Delighted by the direction of the interview, Jones asks: “Are you shocked by the lack of transparency in relation to this report?”
Costello: “Well, you see, Tony, this is where the Liberal Party needs its organisation. It's now in Opposition. It can't rely on public service departments; it can't rely on ministerial staff. Now it is reliant upon the organisation. And I'd say this to the MPs: ‘Treat that organisation with a bit of respect, because you are very, very reliant upon it. Treat the membership with a bit of respect, because they're the people you're going to want to be handing out your 'How to vote' cards come election day.’ And from my point of view, the Liberal Party has got to remember the things that it stands for and the membership. Things like smaller government, lower taxes, freedom in industrial relations. If you walk away from some of those things, you won't be strengthening your cause at the next election.”
Wishing he wasn’t running out of time, Jones asks his last question: “I've got to ask you this as a final question: I mean, it's often been said of Malcolm Turnbull that he's actually not really a true Liberal Party member, that he's a sort of party of one. Is that a fear that you have: that he's not imbued with the history of the party? That he hasn't been in politics long enough - he hasn't been in the Liberal Party long enough to actually get this?”
Costello, not to be deterred from his criticism of his leader, hangs him out to dry: “Look, he's the elected leader of the Liberal Party, and that's a great honour. And it's a great honour that it's entrusted on him. But, you got to understand that also there is an organisation, there is a membership, and it's important to always remember that. And the Liberal Party has been around long before I came along, long before Malcolm came along; it'll be around, I hope, long after we've all gone. The party and its principles and its ideals, I hope, will live for a very long period of time and it ought to be treated with respect. And that's some of the things that I've written about in this book.”

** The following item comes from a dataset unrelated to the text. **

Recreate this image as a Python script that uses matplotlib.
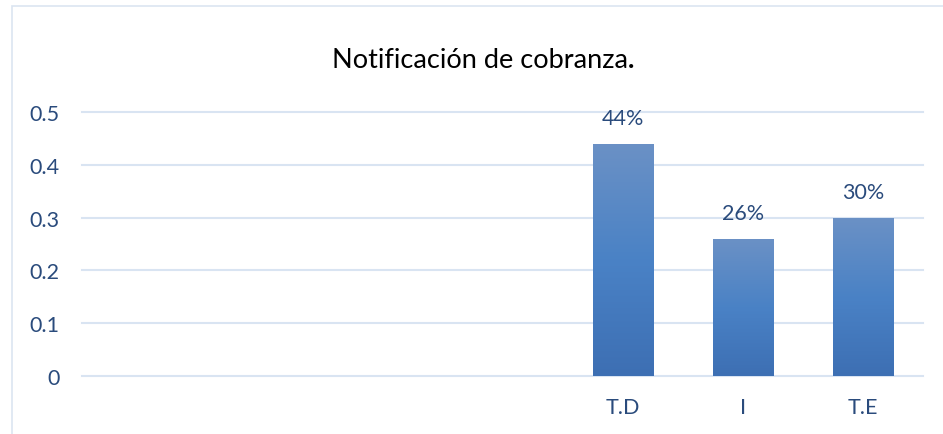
import matplotlib
matplotlib.use("Agg")
import matplotlib.pyplot as plt
from matplotlib.patches import Rectangle
from matplotlib.colors import LinearSegmentedColormap
import numpy as np

# Chart data
categories = ["", "", "", "", "T.D", "I", "T.E"]
values = [None, None, None, None, 0.44, 0.26, 0.30]
value_labels = ["", "", "", "", "44%", "26%", "30%"]
y_ticks = [0, 0.1, 0.2, 0.3, 0.4, 0.5]
y_tick_labels = ["0", "0.1", "0.2", "0.3", "0.4", "0.5"]
title = "Notificación de cobranza"

plt.rcParams["font.family"] = ["Lato", "DejaVu Sans"]

width, height, dpi = 943, 435, 100
text_color = "#2a4b7c"
grid_color = "#d9e4f2"

fig = plt.figure(figsize=(width / dpi, height / dpi), dpi=dpi)

# Chart area border (light blue, runs off the right/bottom edge)
fig.patches.append(Rectangle((12 / width, -0.1), 1.2, 1 - 7 / height + 0.1,
                             transform=fig.transFigure, fill=False,
                             edgecolor="#dbe5f1", linewidth=1.2))

ax = fig.add_axes([82 / width, 1 - 377 / height, (923 - 82) / width, (377 - 113) / height])
ax.set_xlim(-0.5, len(categories) - 0.5)
ax.set_ylim(0, 0.5)

for s in ax.spines.values():
  s.set_visible(False)

# Gridlines at each y tick
for t in y_ticks:
  ax.axhline(t, color=grid_color, linewidth=1.5, clip_on=False, zorder=0)

# Gradient for bars: lighter top, darker bottom
cmap = LinearSegmentedColormap.from_list("bar", ["#3d6fb3", "#4a82c6", "#6b91c5"])
gradient = np.linspace(0, 1, 256).reshape(-1, 1)

positions = list(range(len(categories)))
for pos, val, lab in zip(positions, values, value_labels):
  if val is None:
    continue
  bar = ax.bar(pos, val, width=0.5, color="none", zorder=2)[0]
  x0, y0 = bar.get_x(), bar.get_y()
  im = ax.imshow(gradient, cmap=cmap, aspect="auto", origin="lower",
                 extent=[x0, x0 + bar.get_width(), y0, y0 + bar.get_height()], zorder=2)
  im.set_clip_path(bar)
  ax.annotate(lab, (pos, val), xytext=(0, 11), textcoords="offset points",
              ha="center", va="bottom", fontsize=15.5, color=text_color)

ax.set_xlim(-0.5, len(categories) - 0.5)
ax.set_ylim(0, 0.5)

ax.set_xticks(positions)
ax.set_xticklabels(categories, fontsize=15.5, color=text_color)
ax.set_yticks(y_ticks)
ax.set_yticklabels(y_tick_labels, fontsize=15.5, color=text_color)
ax.tick_params(axis="both", length=0)
ax.tick_params(axis="y", pad=16)
ax.tick_params(axis="x", pad=15)

# Title with a heavier period, like the original
t = fig.text(480 / width, 1 - 60 / height, title, ha="center", va="center",
             fontsize=19.5, color="black")
fig.canvas.draw()
bb = t.get_window_extent()
fig.text(bb.x1 / width, 1 - 60 / height, ".", ha="left", va="center",
         fontsize=19.5, fontweight="bold", color="black")

fig.savefig("out.png", dpi=dpi)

So in the space of a fifteen minute interview Costello:
- asserted that the OzCar affair was a catastrophe for Turnbull and the Coalition;
- agreed that Turnbull’s handling of it was injudicious;
- criticized him for having the Australian Story crew ‘crawling all over his office’ as the calamity unfolded;
- accepted that this has magnified the problem because now there's ‘glorious footage’ of it all;
- acknowledges the substantial damage that has been done;
- accepts that Turnbull got over-excited about the email, and should have done more due diligence and asked more questions about its provenance;
- points out that Turnbull has been fortunate to be leader after just a few years, and has had ‘a pretty good go’,
- insists that no one has had designs on his position;
- denies he had any designs on Turnbull’s position;
- says that the next election will determine whether or not Turnbull succeeds;
- takes a couple of sideswipes at John Howard on the way;
- expresses annoyance about the lack of action on the Liberal Party’s secret report on the last election;
- is very sarcastic about Turnbull not having released it, presumably having ‘fixed the problem’;
- castigates Turnbull for unilaterally making pronouncements about the future of campaign funding that are not party policy and have infuriated the party;
- acerbically points out that the Liberal Party is an organization that sustains parliamentary members, who do need its support;
- pointedly states that the party was around long before Turnbull came on the scene and will be there long after ‘we’ve all gone’;
- reminds all concerned that the party organization and the membership deserves ‘a bit of respect’ from parliamentarians.
With apologies to the Fugees, Costello's remarks about Turnbull seemed to be ‘Killing him softly with his words.’